If you’ve ever used a dating app, then perhaps you, like so many others, have been overcome with the urge to bedeck your Tinder profile with quotes from wiser and funnier sources. But with such bold quotational aspirations, you face a problem. How will you find the right quote? How will you make sure that everyone knows you’re 100 percent, definitely quoting someone? How can you best convey the essence of your soul via 12 words from a movie you watched five years ago?
Here’s what Crimson Arts, the inarguable authority on artistic quality, suggests.
“‘You miss 100% of the shots you don’t take. — Wayne Gretzky’ — Michael Scott” (“The Office,” 2009)
You are the first person to ever think of quoting this line. Your allusion to a niche show like “The Office” is unprecedented. Humor reached its apex in the Year of Our Lord 2009.
Congratulations. It’s all downhill from here.
“The needs of the many outweigh the needs of the few.” (“Star Trek II: The Wrath of Khan,” 1982 and subsequent films)
Flex your intellectual prowess by quoting multiple Star Trek movies at once (!) and also, like, probably Plato or somebody. Anyone interesting will be thrilled to share their take on how Spock speaks to centuries of philosophical precedent (although notably, this tactic may be most effective on men). Be sure to let your potential hookup know right off the bat that you’re here to save our collective humanity, and that their individual form is — from a utilitarian perspective — irrelevant.
“Son of a bench,” “ash-hole,” and “bullshirt.” (“The Good Place,” 2016 - )
You may be on Tinder, but that doesn’t mean you can’t be family friendly. Let potential dates know that you’re a badash motherforker who bingewatched all three seasons of “The Good Place,” alone, from within a blanket cocoon.
“Just keep swimming.” (“Finding Nemo,” 2003)
Add this to your bio to give dating-app-users in the ether a boost of reassurance. They’re smiling in their profile pictures — but how are they really doing? Have they called their mom recently? Are they drinking enough water?
You’re probably not looking for hookups.
“I would have voted for Obama for a third term if I could.” (“Get Out,” 2017)
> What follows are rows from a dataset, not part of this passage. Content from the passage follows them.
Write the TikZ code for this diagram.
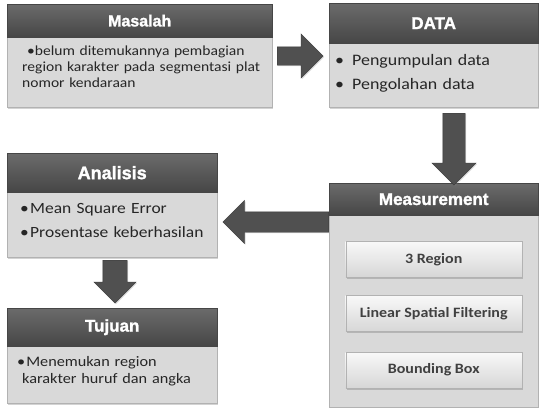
\documentclass[tikz,border=0pt]{standalone}
\usepackage{fontspec}
\setmainfont[FakeStretch=1.12]{Carlito}
\newfontfamily\headfont[BoldFeatures={FakeBold=1.5}]{Liberation Sans}
\usetikzlibrary{shapes.arrows,shadows,positioning}
\setlength{\parindent}{0pt}
\definecolor{headtop}{HTML}{6B6B6B}
\definecolor{headbot}{HTML}{464646}
\definecolor{bodygray}{HTML}{D9D9D9}
\definecolor{arrowgray}{HTML}{505050}
\definecolor{textgray}{HTML}{262626}
\definecolor{btntext}{HTML}{404040}

\begin{document}
\begin{tikzpicture}[x=1pt, y=-1pt,
    headbox/.style={anchor=north west, inner sep=0pt, top color=headtop, bottom color=headbot, draw=headbot,
        text=white, font=\headfont\bfseries\fontsize{17}{17}\selectfont},
    bodybox/.style={anchor=north west, inner sep=0pt, fill=bodygray, draw=gray!60,
        drop shadow={shadow xshift=0.5pt, shadow yshift=-1.5pt, opacity=0.35}},
    bodytext/.style={anchor=north west, inner sep=0pt, text width=240pt, align=left, text=textgray},
    btnbox/.style={minimum width=176pt, minimum height=36pt, inner sep=0pt, top color=gray!5, bottom color=gray!32,
        draw=gray!60, drop shadow={shadow xshift=1pt, shadow yshift=-1.5pt, opacity=0.4},
        text=btntext, font=\bfseries\fontsize{14.3}{16}\selectfont},
    bigarrow/.style={single arrow, anchor=tail, fill=arrowgray, draw=arrowgray!70!black,
        drop shadow={shadow xshift=1pt, shadow yshift=-1pt, opacity=0.3}}]
    \useasboundingbox (0,0) rectangle (540,407);

    \node[bigarrow, inner xsep=0pt, inner ysep=9pt, minimum height=46pt, single arrow head extend=13pt] (arrow data) at (277,56) {};
    \node[bigarrow, inner xsep=0pt, inner ysep=10pt, minimum height=106pt, single arrow head extend=11.5pt, shape border rotate=180] (arrow analisis) at (329,222) {};
    \node[bigarrow, inner xsep=12pt, inner ysep=0pt, minimum height=43pt, single arrow head extend=9pt, shape border rotate=270] (arrow tujuan) at (115,260) {};

    \node[bodybox, minimum width=265pt, minimum height=70pt] (masalah body) at (7,37) {};
    \node[headbox, minimum width=265pt, minimum height=33pt, font=\headfont\bfseries\fontsize{16}{16}\selectfont] (masalah) at (7,4) {Masalah};
    \node[bodytext, font=\fontsize{13.9}{16}\selectfont] (masalah text) at ([xshift=15pt, yshift=-9pt]masalah body.north west)
        {\hspace*{5pt}\textbullet belum ditemukannya pembagian\\region karakter pada segmentasi plat\\nomor kendaraan};

    \node[bodybox, minimum width=209pt, minimum height=64pt] (data body) at (329,43) {};
    \node[headbox, minimum width=209pt, minimum height=40pt] (data) at (329,3) {DATA};
    \node[bodytext, text width=200pt, font=\fontsize{16}{23.5}\selectfont] (data text) at ([xshift=6pt, yshift=-11.5pt]data body.north west)
        {\makebox[17pt][l]{\textbullet}Pengumpulan data\\\makebox[17pt][l]{\textbullet}Pengolahan data};

    \node[bodybox, minimum width=209pt, minimum height=192pt] (measure body) at (329,215) {};
    \node[headbox, minimum width=209pt, minimum height=32pt] (measure) at (329,183) {Measurement};
    \node[btnbox, below=26pt of measure body.north] (region) {3 Region};
    \node[btnbox, below=18pt of region] (filtering) {Linear Spatial Filtering};
    \node[btnbox, below=20pt of filtering] (bbox) {Bounding Box};

    \node[bodybox, minimum width=210pt, minimum height=65pt] (analisis body) at (7,192) {};
    \node[headbox, minimum width=210pt, minimum height=39pt, font=\headfont\bfseries\fontsize{18}{18}\selectfont] (analisis) at (7,153) {Analisis};
    \node[bodytext, text width=200pt, font=\fontsize{15.6}{24}\selectfont] (analisis text) at ([xshift=13pt, yshift=-11.5pt]analisis body.north west)
        {\makebox[10pt][l]{\textbullet}Mean Square Error\\\makebox[10pt][l]{\textbullet}Prosentase keberhasilan};

    \node[bodybox, minimum width=210pt, minimum height=57pt] (tujuan body) at (7,346) {};
    \node[headbox, minimum width=210pt, minimum height=38pt] (tujuan) at (7,308) {Tujuan};
    \node[bodytext, text width=200pt, font=\fontsize{14.5}{17}\selectfont] (tujuan text) at ([xshift=10pt, yshift=-10.5pt]tujuan body.north west)
        {\textbullet\hspace{1pt}Menemukan region\\\hspace*{5pt}karakter huruf dan angka};

    \node[bigarrow, inner xsep=11pt, inner ysep=0pt, minimum height=72pt, single arrow head extend=11pt, shape border rotate=270] (arrow measure) at (454,113) {};
\end{tikzpicture}
\end{document}
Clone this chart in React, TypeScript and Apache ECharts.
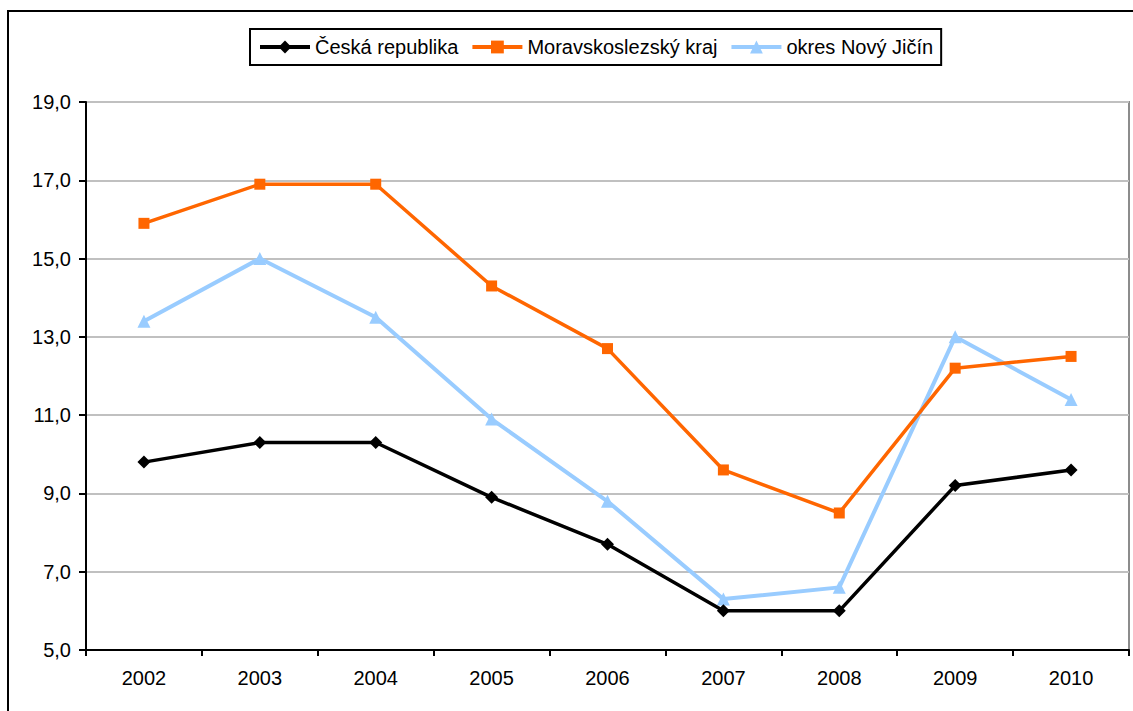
import React, { useEffect, useRef } from "react";
import * as echarts from "echarts";

const years = ["2002", "2003", "2004", "2005", "2006", "2007", "2008", "2009", "2010"];
const ceskaRepublika = [9.8, 10.3, 10.3, 8.9, 7.7, 6.0, 6.0, 9.2, 9.6];
const moravskoslezsky = [15.9, 16.9, 16.9, 14.3, 12.7, 9.6, 8.5, 12.2, 12.5];
const novyJicin = [13.4, 15.0, 13.5, 10.9, 8.8, 6.3, 6.6, 13.0, 11.4];
const seriesNames = ["Česká republika", "Moravskoslezský kraj", "okres Nový Jičín"];

const FONT = "'Liberation Sans', Arial, sans-serif";

export default function App() {
  const ref = useRef<HTMLDivElement>(null);
  useEffect(() => {
    if (!ref.current) return;
    const chart = echarts.init(ref.current, undefined, { renderer: "svg" });
    chart.setOption({
      animation: false,
      backgroundColor: "#fff",
      textStyle: { fontFamily: FONT },
      graphic: [
        {
          type: "rect",
          shape: { x: 8, y: 11, width: 1140, height: 720 },
          style: { fill: "none", stroke: "#000", lineWidth: 2 },
          silent: true,
        },
      ],
      legend: {
        left: 250,
        top: 29,
        padding: [8, 8],
        itemWidth: 50,
        itemHeight: 16,
        itemGap: 12,
        borderColor: "#000",
        borderWidth: 2,
        lineStyle: { width: 4 },
        textStyle: { fontFamily: FONT, fontSize: 20, color: "#000" },
        data: seriesNames,
      },
      grid: {
        left: 86,
        right: 4,
        top: 102,
        bottom: 61,
        show: true,
        borderColor: "#8c8c8c",
        borderWidth: 2,
        backgroundColor: "transparent",
      },
      xAxis: {
        type: "category",
        data: years,
        boundaryGap: true,
        axisLine: { lineStyle: { color: "#000", width: 2 } },
        axisTick: { show: true, alignWithLabel: false, length: 6, lineStyle: { color: "#000", width: 2 } },
        axisLabel: { margin: 18, fontSize: 20, color: "#000", fontFamily: FONT },
        splitLine: { show: false },
      },
      yAxis: {
        type: "value",
        min: 5,
        max: 19,
        interval: 2,
        axisLine: { show: true, lineStyle: { color: "#000", width: 2 } },
        axisTick: { show: true, length: 7, lineStyle: { color: "#000", width: 2 } },
        axisLabel: {
          margin: 15,
          fontSize: 20,
          color: "#000",
          fontFamily: FONT,
          formatter: (v: number) => v.toFixed(1).replace(".", ","),
        },
        splitLine: { show: true, lineStyle: { color: "#c0c0c0", width: 2 } },
      },
      series: [
        {
          name: seriesNames[0],
          type: "line",
          data: ceskaRepublika,
          symbol: "diamond",
          symbolSize: 13,
          lineStyle: { color: "#000", width: 3.5 },
          itemStyle: { color: "#000" },
          z: 4,
        },
        {
          name: seriesNames[1],
          type: "line",
          data: moravskoslezsky,
          symbol: "rect",
          symbolSize: 11,
          lineStyle: { color: "#ff6600", width: 3.5 },
          itemStyle: { color: "#ff6600" },
          z: 3,
        },
        {
          name: seriesNames[2],
          type: "line",
          data: novyJicin,
          symbol: "triangle",
          symbolSize: 13,
          lineStyle: { color: "#99ccff", width: 4 },
          itemStyle: { color: "#99ccff" },
          z: 2,
        },
      ],
    });
    return () => chart.dispose();
  }, []);
  return (
    <div
      ref={ref}
      style={{ position: "absolute", left: 0, top: 0, width: 1133, height: 711 }}
    />
  );
}
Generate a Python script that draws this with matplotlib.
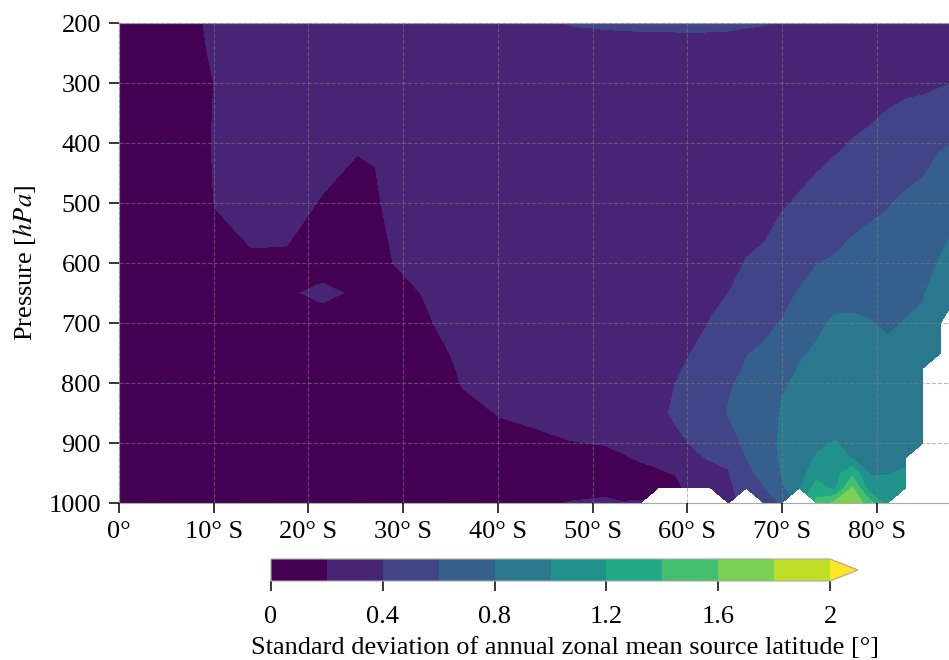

Inject even more politics into your dating life! Yeah, midterms are over, but it’s not too late to aggressively push people to vote (for either party, of course) in your bio. You are a changemaker, a visionary, an innovator — and without you, who knows what this country might come to? At the very least, you’ll ensure that any Tinder prospects share your impeccable political taste.
“I'm already pregnant. So, what other kind of shenanigans could I get myself into?” (“Juno,” 2007)
Bonus points if the whole “pregnant” thing is true for you, but it doesn’t have to be. You already get credit for using the word “shenanigans” on a dating app. If you can’t beat ’em or join ’em, just confuse ’em.
—Iris M. Lewis, incoming Campus Exec, let her friends make her a Tinder once. She has no forking clue how it works.